Мне оставили посмотреть пару кассет американского фильма про спасателей и посоветовали не грустить. Я проводил гостей, нацедил в большой стакан «ореховки», намешал сладкой газировки из сифона, закинул туда замороженных недозрелых виноградин и упал возле видика.
Ох там и девки бежали вдоль пляжа в красных купальниках и с какими-то поплавками! И мужики все качки, как Витька. Я представил себя, бегущего по пляжу в трикушках и тельнике с пенопластовым спасательным кругом. За мной бежал Петрович с кадровичкой и орали, что я не отработал ни одной смены. Вместо красоток в откровенных купальниках на пляже валялись жирные тётки и бродили голожопые дети. В тот момент, когда ко мне подбежала Мирошникова и начала лизать меня в шею, я проснулся и послал Тихона нахер. Ни хрена себе, наливочка получилась, со стакана вышибло, наверное из-за газировки.
Следующий день был абсолютно ничем не примечателен. Позвонил дед, спросил за те деньги, которые я ему в страшной тайне оставил два года назад перед интернатом. Уточнил, что мне пофиг и отключился. Прибежали Аня и Злата, начали копаться и возиться в огороде. Потом взяли вёдра и тряпки, пошли убираться в дом. Убирались там долго и закончили только после обеда. Вымыли все полы, даже стеклянную посуду в чехословацкой стенке перетерли. Шторы сняли и окна завесили бумагой. Шторы, тюль и прочую херомантию поручили мне постирать. Завтра придут, погладят и повесят. Я посудачил с девушками, угостил их квасом и решил собираться на завтрашнюю работу. Собрал пару трусов, футболок, шорты и спортивки. Джинсы мне там нахрен не нужны, смена заканчивается в десять вечера. Куда мне в них там ходить? Ещё и жить в этом санатории. Короче, тоска и безнадега. Сяду дальше фильм про спасателей смотреть.
Приехал дед и по своему обыкновению начал орать:
— Анджей, у Шурки всё решено!
— А ну да, ну да, — с кислой миной обрадовался я.
— Нехер у неё там жить, тама девок молодых дохрена приехало работать, дискотеки кажный вечор, а винищще хлещут, — возвестил дед.
Стоп! А я об этих аспектах ведь и не думал! Почему-то проживание в санатории заиграло новыми красками. И тут же облом.
— Хотя, иногда можешь оставаться там, тебе в каптёрке Шурка раскладуху поставит, — продолжал дед, ловко доставая из холодильника поллитровку.

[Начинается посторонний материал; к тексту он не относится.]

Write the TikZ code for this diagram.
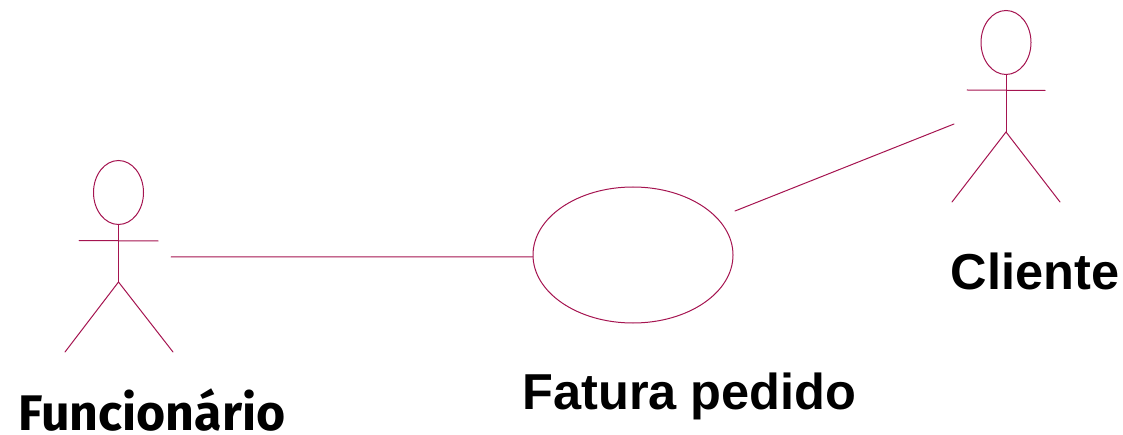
\documentclass[tikz,border=0pt]{standalone}
\usepackage{fontspec}
\setmainfont{Liberation Sans}
\newfontfamily\comicfont{Fira Sans}
\usetikzlibrary{calc, shapes.geometric}
\definecolor{actorred}{RGB}{165,20,80}
\tikzset{
    actorline/.style={draw=actorred, line width=1pt},
    actorlabel/.style={inner sep=0pt, text=black, font=\fontsize{50.5}{54}\selectfont\bfseries},
}
\begin{document}
\begin{tikzpicture}[x=1pt, y=-1pt, line cap=round]
    \useasboundingbox (0,0) rectangle (1123,435);

    % left actor
    \node[actorline, ellipse, minimum width=50, minimum height=64, inner sep=0pt] (head1) at (118.5,192.5) {};
    \coordinate (neck1) at (118.5,224.5);
    \coordinate (hip1) at (118.5,282);
    \coordinate (armL1) at (79,240.5);
    \coordinate (armR1) at (158,241);
    \coordinate (footL1) at (65,352);
    \coordinate (footR1) at (173,352);
    \draw[actorline] (neck1) -- (hip1);
    \draw[actorline] (armL1) -- (armR1);
    \draw[actorline] (footL1) -- (hip1) -- (footR1);
    \node[actorlabel, font=\comicfont\fontsize{50}{54}\selectfont\bfseries] (funcionario) at (152,410) {Funcionário};

    % right actor
    \node[actorline, ellipse, minimum width=50, minimum height=64, inner sep=0pt] (head2) at (1006,42.5) {};
    \coordinate (neck2) at (1006,74.5);
    \coordinate (hip2) at (1006,132);
    \coordinate (armL2) at (967,90);
    \coordinate (armR2) at (1045,90.5);
    \coordinate (footL2) at (952,202);
    \coordinate (footR2) at (1060,202);
    \draw[actorline] (neck2) -- (hip2);
    \draw[actorline] (armL2) -- (armR2);
    \draw[actorline] (footL2) -- (hip2) -- (footR2);
    \node[actorlabel] (cliente) at (1035,271) {Cliente};

    % use case
    \node[actorline, ellipse, minimum width=200, minimum height=136, inner sep=0pt] (fatura) at (633,255) {};
    \node[actorlabel] (faturalabel) at (689.5,396) {Fatura pedido};

    % associations
    \coordinate (end1) at (171,257);
    \coordinate (end2) at (954,124);
    \coordinate (start2) at (735,211);
    \draw[actorline] (end1) -- (fatura.181);
    \draw[actorline] (start2) -- (end2);
\end{tikzpicture}
\end{document}
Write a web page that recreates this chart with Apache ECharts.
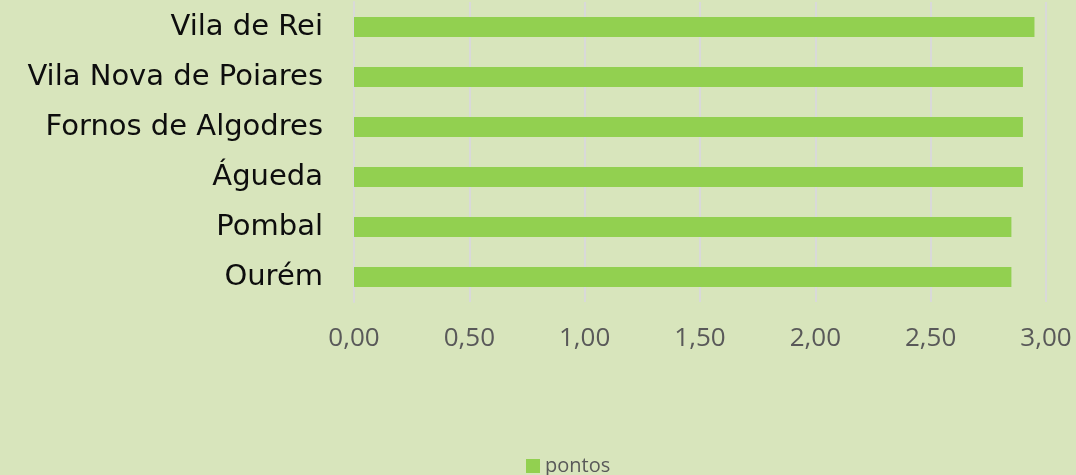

Я отобрал у деда бутылку, заправил баллончик в сифон и смешал ему коктейль с замороженным виноградом.
Дед попробовал и, довольно хмыкнув, потащил меня на улицу. К тому моменту, когда мы оказались у ворот, подкатил ЗИЛок и три здоровенных парняги с дедовской работы вытащили какой-то охрененно здоровый деревянный ящик.
— Опять, что-то купил? Бабка в курсе?— поинтересовался я.
— Та её це не должно волновать, — махнул дед и залпом опорожнил стакан, — Бяги ещё такой же сделай, — отправил он меня в летницу.
Стало интересно, что за хрень очередную он приволок.
Когда я пришёл и увидел распакованный ящик, меня выхлестнуло словно с бутылки «ореховки».
Дед гордо посмотрел на меня:
— С Женькой, батьком твоим, долго обсуждали, мамка твоя против была, конечно. Но ты заслужил. За год одна четверка, соревнований кучу выиграл. Да и денег сам, считай, заработал.
Я потряс головой. Виденье не проходило. А дед продолжил:
— Ну не знаю, хороша эта цацка али нет, но ездун ты аккуратный, сам видел, как со своим другом Воробьём катаешься на его «Чижике». Не то, что этот полоумный. Так что владей. Петрович, кстати, помог через порт Новороссийский. Щас ребята соберут, да опробуешь. Тама запчастей ещё ящик взяли да цацок всяких. Шлём со стеклом, гля какой!
Я очумело тряс головой. В принципе, догадывался. Думал, ну мопед «Рига», а может новая «Ява» или «Иж-планета Спорт». Воробей уссытся от зависти. Это же пиздец!
У меня вся стенка возле кровати завешана картинками. Красный «Кавасаки»!